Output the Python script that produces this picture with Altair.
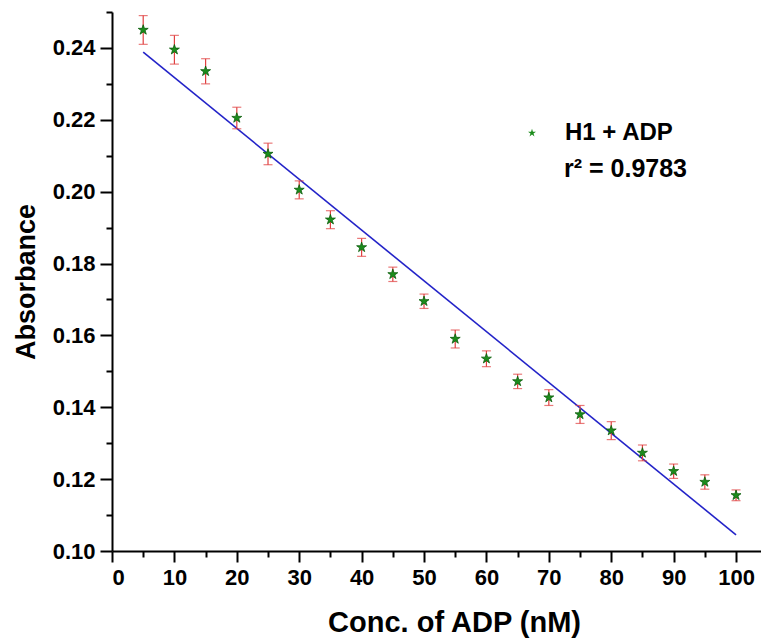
import altair as alt
import pandas as pd

conc = [5, 10, 15, 20, 25, 30, 35, 40, 45, 50, 55, 60, 65, 70, 75, 80, 85, 90, 95, 100]
absorb = [0.2450, 0.2395, 0.2335, 0.2205, 0.2105, 0.2005, 0.1922, 0.1845, 0.1770, 0.1695,
          0.1590, 0.1535, 0.1472, 0.1427, 0.1380, 0.1335, 0.1273, 0.1222, 0.1192, 0.1155]
err = [0.0040, 0.0040, 0.0035, 0.0030, 0.0030, 0.0025, 0.0025, 0.0025, 0.0020, 0.0020,
       0.0025, 0.0022, 0.0020, 0.0022, 0.0025, 0.0025, 0.0022, 0.0020, 0.0020, 0.0015]
fit_x = [5, 100]
fit_y = [0.2388, 0.1045]
series_name = "H1 + ADP"
r2_label = "r² = 0.9783"
x_major = [0, 10, 20, 30, 40, 50, 60, 70, 80, 90, 100]
x_minor = [5, 15, 25, 35, 45, 55, 65, 75, 85, 95]
y_major = [0.10, 0.12, 0.14, 0.16, 0.18, 0.20, 0.22, 0.24]
y_minor = [0.11, 0.13, 0.15, 0.17, 0.19, 0.21, 0.23, 0.25]

df = pd.DataFrame({"x": conc, "y": absorb, "lo": [a - e for a, e in zip(absorb, err)],
                   "hi": [a + e for a, e in zip(absorb, err)], "s": [series_name] * len(conc)})
fit = pd.DataFrame({"x": fit_x, "y": fit_y})

FONT = "Liberation Sans, Arial, Helvetica"
STAR = "M0,-1L0.2245,-0.309L0.951,-0.309L0.363,0.118L0.588,0.809L0,0.382L-0.588,0.809L-0.363,0.118L-0.951,-0.309L-0.2245,-0.309Z"

xs = alt.Scale(domain=[0, 104], nice=False, zero=False)
ys = alt.Scale(domain=[0.10, 0.25], nice=False, zero=False)

x_axis = alt.Axis(values=x_major, format="d", orient="bottom", tickSize=11, tickWidth=2,
                  domainWidth=2, domainColor="black", tickColor="black", grid=False,
                  labelFont=FONT, labelFontSize=22, labelFontWeight="bold", labelColor="black",
                  labelPadding=5, title="Conc. of ADP (nM)", titleFont=FONT,
                  titleFontSize=29, titleFontWeight="bold", titleColor="black", titlePadding=20,
                  titleX=342)
y_axis = alt.Axis(values=y_major, format=".2f", orient="left", tickSize=12, tickWidth=2,
                  domainWidth=2, domainColor="black", tickColor="black", grid=False,
                  labelFont=FONT, labelFontSize=22, labelFontWeight="bold", labelColor="black",
                  labelPadding=5, title="Absorbance", titleFont=FONT,
                  titleFontSize=27, titleFontWeight="bold", titleColor="black", titlePadding=12)

x_minor_axis = alt.Axis(values=x_minor, orient="bottom", tickSize=6, tickWidth=2, tickColor="black",
                        labels=False, domain=False, grid=False, title=None)
y_minor_axis = alt.Axis(values=y_minor, orient="left", tickSize=6, tickWidth=2, tickColor="black",
                        labels=False, domain=False, grid=False, title=None)

line = alt.Chart(fit).mark_line(color="#2323c8", strokeWidth=1.6).encode(
    x=alt.X("x:Q", scale=xs, axis=x_axis),
    y=alt.Y("y:Q", scale=ys, axis=y_axis),
)

minor = alt.Chart(fit).mark_point(opacity=0).encode(
    x=alt.X("x:Q", scale=xs, axis=x_minor_axis),
    y=alt.Y("y:Q", scale=ys, axis=y_minor_axis),
)

bars = alt.Chart(df).mark_rule(color="#e04040", strokeWidth=1.2).encode(
    x=alt.X("x:Q", scale=xs, axis=None), y=alt.Y("lo:Q", scale=ys, axis=None), y2="hi:Q")
cap_lo = alt.Chart(df).mark_tick(color="#e04040", thickness=1.2, size=9, orient="horizontal").encode(
    x=alt.X("x:Q", scale=xs, axis=None), y=alt.Y("lo:Q", scale=ys, axis=None))
cap_hi = alt.Chart(df).mark_tick(color="#e04040", thickness=1.2, size=9, orient="horizontal").encode(
    x=alt.X("x:Q", scale=xs, axis=None), y=alt.Y("hi:Q", scale=ys, axis=None))

pts = alt.Chart(df).mark_point(shape=STAR, filled=True, size=110, opacity=1,
                               stroke="#0b5e0b", strokeWidth=0.8).encode(
    x=alt.X("x:Q", scale=xs, axis=None),
    y=alt.Y("y:Q", scale=ys, axis=None),
    color=alt.Color("s:N", scale=alt.Scale(range=["#1c8c1c"]),
                    legend=alt.Legend(title=None, orient="none", legendX=408, legendY=109,
                                      symbolType=STAR, symbolSize=70, symbolFillColor="#1c8c1c",
                                      symbolStrokeWidth=0, labelFont=FONT,
                                      labelFontSize=24, labelFontWeight="bold", labelColor="black",
                                      labelOffset=21, labelLimit=300)),
)

r2 = alt.Chart(pd.DataFrame({"t": [r2_label]})).mark_text(
    font=FONT, fontSize=25, fontWeight="bold", color="black",
    align="left", baseline="middle").encode(
    text="t:N", x=alt.value(452), y=alt.value(157))

chart = alt.layer(line, minor, bars, cap_lo, cap_hi, pts, r2).resolve_axis(
    x="independent", y="independent"
).properties(
    width=649, height=539,
    padding={"left": 112, "top": 12, "right": 0, "bottom": 89},
    autosize=alt.AutoSizeParams(type="none"),
    background="white",
).configure_view(stroke=None)

chart.save("out.html", embed_options={"renderer": "svg", "actions": False})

◆ **DIRECTIONS**
Leave out the pictures and reproduce the rest of the listing exactly.

◆ **ANSWER FOR THIS EXERCISE**
Output the Python script that produces this picture with Altair.
import altair as alt
import pandas as pd

conc = [5, 10, 15, 20, 25, 30, 35, 40, 45, 50, 55, 60, 65, 70, 75, 80, 85, 90, 95, 100]
absorb = [0.2450, 0.2395, 0.2335, 0.2205, 0.2105, 0.2005, 0.1922, 0.1845, 0.1770, 0.1695,
          0.1590, 0.1535, 0.1472, 0.1427, 0.1380, 0.1335, 0.1273, 0.1222, 0.1192, 0.1155]
err = [0.0040, 0.0040, 0.0035, 0.0030, 0.0030, 0.0025, 0.0025, 0.0025, 0.0020, 0.0020,
       0.0025, 0.0022, 0.0020, 0.0022, 0.0025, 0.0025, 0.0022, 0.0020, 0.0020, 0.0015]
fit_x = [5, 100]
fit_y = [0.2388, 0.1045]
series_name = "H1 + ADP"
r2_label = "r² = 0.9783"
x_major = [0, 10, 20, 30, 40, 50, 60, 70, 80, 90, 100]
x_minor = [5, 15, 25, 35, 45, 55, 65, 75, 85, 95]
y_major = [0.10, 0.12, 0.14, 0.16, 0.18, 0.20, 0.22, 0.24]
y_minor = [0.11, 0.13, 0.15, 0.17, 0.19, 0.21, 0.23, 0.25]

df = pd.DataFrame({"x": conc, "y": absorb, "lo": [a - e for a, e in zip(absorb, err)],
                   "hi": [a + e for a, e in zip(absorb, err)], "s": [series_name] * len(conc)})
fit = pd.DataFrame({"x": fit_x, "y": fit_y})

FONT = "Liberation Sans, Arial, Helvetica"
STAR = "M0,-1L0.2245,-0.309L0.951,-0.309L0.363,0.118L0.588,0.809L0,0.382L-0.588,0.809L-0.363,0.118L-0.951,-0.309L-0.2245,-0.309Z"

xs = alt.Scale(domain=[0, 104], nice=False, zero=False)
ys = alt.Scale(domain=[0.10, 0.25], nice=False, zero=False)

x_axis = alt.Axis(values=x_major, format="d", orient="bottom", tickSize=11, tickWidth=2,
                  domainWidth=2, domainColor="black", tickColor="black", grid=False,
                  labelFont=FONT, labelFontSize=22, labelFontWeight="bold", labelColor="black",
                  labelPadding=5, title="Conc. of ADP (nM)", titleFont=FONT,
                  titleFontSize=29, titleFontWeight="bold", titleColor="black", titlePadding=20,
                  titleX=342)
y_axis = alt.Axis(values=y_major, format=".2f", orient="left", tickSize=12, tickWidth=2,
                  domainWidth=2, domainColor="black", tickColor="black", grid=False,
                  labelFont=FONT, labelFontSize=22, labelFontWeight="bold", labelColor="black",
                  labelPadding=5, title="Absorbance", titleFont=FONT,
                  titleFontSize=27, titleFontWeight="bold", titleColor="black", titlePadding=12)

x_minor_axis = alt.Axis(values=x_minor, orient="bottom", tickSize=6, tickWidth=2, tickColor="black",
                        labels=False, domain=False, grid=False, title=None)
y_minor_axis = alt.Axis(values=y_minor, orient="left", tickSize=6, tickWidth=2, tickColor="black",
                        labels=False, domain=False, grid=False, title=None)

line = alt.Chart(fit).mark_line(color="#2323c8", strokeWidth=1.6).encode(
    x=alt.X("x:Q", scale=xs, axis=x_axis),
    y=alt.Y("y:Q", scale=ys, axis=y_axis),
)

minor = alt.Chart(fit).mark_point(opacity=0).encode(
    x=alt.X("x:Q", scale=xs, axis=x_minor_axis),
    y=alt.Y("y:Q", scale=ys, axis=y_minor_axis),
)

bars = alt.Chart(df).mark_rule(color="#e04040", strokeWidth=1.2).encode(
    x=alt.X("x:Q", scale=xs, axis=None), y=alt.Y("lo:Q", scale=ys, axis=None), y2="hi:Q")
cap_lo = alt.Chart(df).mark_tick(color="#e04040", thickness=1.2, size=9, orient="horizontal").encode(
    x=alt.X("x:Q", scale=xs, axis=None), y=alt.Y("lo:Q", scale=ys, axis=None))
cap_hi = alt.Chart(df).mark_tick(color="#e04040", thickness=1.2, size=9, orient="horizontal").encode(
    x=alt.X("x:Q", scale=xs, axis=None), y=alt.Y("hi:Q", scale=ys, axis=None))

pts = alt.Chart(df).mark_point(shape=STAR, filled=True, size=110, opacity=1,
                               stroke="#0b5e0b", strokeWidth=0.8).encode(
    x=alt.X("x:Q", scale=xs, axis=None),
    y=alt.Y("y:Q", scale=ys, axis=None),
    color=alt.Color("s:N", scale=alt.Scale(range=["#1c8c1c"]),
                    legend=alt.Legend(title=None, orient="none", legendX=408, legendY=109,
                                      symbolType=STAR, symbolSize=70, symbolFillColor="#1c8c1c",
                                      symbolStrokeWidth=0, labelFont=FONT,
                                      labelFontSize=24, labelFontWeight="bold", labelColor="black",
                                      labelOffset=21, labelLimit=300)),
)

r2 = alt.Chart(pd.DataFrame({"t": [r2_label]})).mark_text(
    font=FONT, fontSize=25, fontWeight="bold", color="black",
    align="left", baseline="middle").encode(
    text="t:N", x=alt.value(452), y=alt.value(157))

chart = alt.layer(line, minor, bars, cap_lo, cap_hi, pts, r2).resolve_axis(
    x="independent", y="independent"
).properties(
    width=649, height=539,
    padding={"left": 112, "top": 12, "right": 0, "bottom": 89},
    autosize=alt.AutoSizeParams(type="none"),
    background="white",
).configure_view(stroke=None)

chart.save("out.html", embed_options={"renderer": "svg", "actions": False})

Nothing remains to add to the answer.